Расправы с самосожигателями в конце XVII в
Первые случаи массовых самосожжений, происшедших в конце XVII в., застали врасплох не только многих старообрядцев, но и власти. Растерянность проявилась в том, что никто не знал, какими жестокими карами или ласковыми уговорами можно остановить людей, убежденных в появлении Антихриста, наступлении последних времен и намеревающихся в самое ближайшее время предать себя столь ужасной смерти. Репрессивные меры начали применяться далеко не сразу после первых «гарей». В некоторых старообрядческих полемических произведениях сохранились гротескные свидетельства о том, как провоцировались гонения. Помышляющие прибегнуть к самосожжению старообрядцы спрашивали у своих наставников: «А где же гонители?». И старцам ничего не оставалось, как своими отчаянными действиями привлекать беспощадных мучителей под стены построенного для «гари» дома. Вполне вероятно, что эти действия имели глубокие психологические причины. Подсознательно старообрядцы стремились не к смерти, а (инстинктивно) к спасению своей жизни, и карательный отряд, при всей жестокости принимаемых им мер, расценивался как последняя возможность избежать лютой смерти.

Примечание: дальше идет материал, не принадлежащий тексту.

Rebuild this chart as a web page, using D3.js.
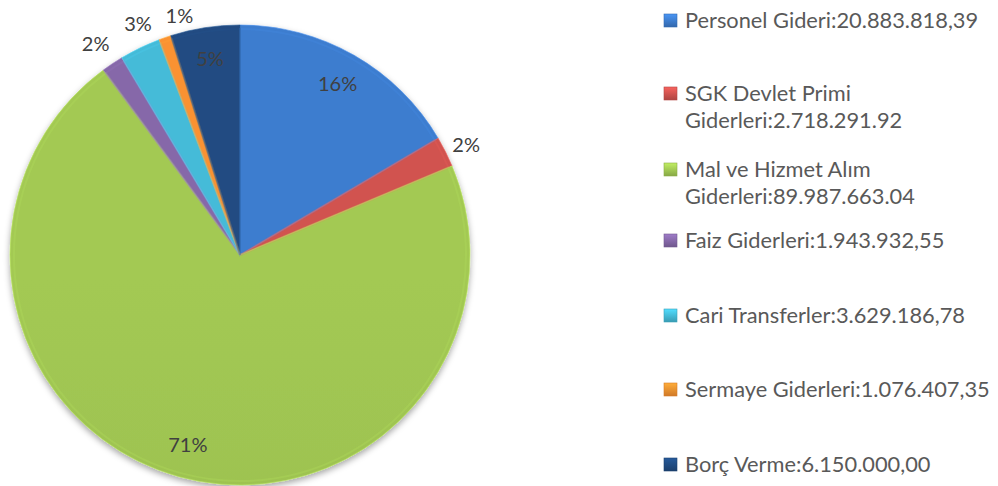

Но для старообрядческого наставника решение проблемы представлялось необычайно простым и совершенно не препятствовало осуществлению его замысла. В изложении Евфросина типичный ответ старца выглядел следующим образом: «В церковь аз иду, последуйте мне». Зайдя в церковь, старообрядческий наставник намеревался совершить святотатство: «у попа чашу похитив, причастие пролью». Далее он переходил к серьезному политическому преступлению: «царя и патриарха и всю ересь прокляну». И теперь ответные репрессивные меры властей не заставят себя ждать. Они связаны с поступками старообрядческого наставника, вступившего в рукопашный бой со священником: «поп за меня, а вы за попа; связав отступника, под церковь бросим; отпишут от нас к началу, и пришлют к нам посылку (карательный отряд. – М.П.) – вот вам и гонение»[418]. Иногда в старообрядческих сочинениях содержатся указания о том, что наставники самосожигателей распространяли ложные слухи о приближении солдат, чтобы подтолкнуть напуганных людей к последнему роковому шагу. Как пишет Евфросин, коварный «губитель братский» Иван Кондратьев сообщил своим сподвижникам: «Лютая беда и бесконечная нас постиже: два полковника с полками, с копии и з бердышами [идут] мучить нас и к антихристу приводить!». В ответ раздался всеобщий крик: «беги, беги в поломя, зажигайся, не медли!». Но на самом деле никакой угрозы нет: «А и бес ли гоняет? Полковников не бе и полки не явлены»[419]. Евфросин считал такой способ организации самосожжений типичным: «Все-то вы таковы, самосожжения столпы: чем бы ни устрашить, толко бы в огонь поспешить!»[420]. Эта важная мысль повторена в произведении Евфросина: «Так то везде те саможженцы горят: любо учители солгут, любо сами на себе беду возволокут»[421]. Архивные документы свидетельствуют об обратном: старообрядцы не спешили с совершением смертельного ритуала, дожидаясь своих нерасторопных гонителей и намереваясь прежде обличить их. Для самосожигателей «преследования и служили главным доказательством наступления кончины мира»[422]. Затем, после появления солдат, наступал черед избавления от власти антихриста – «огненной смерти».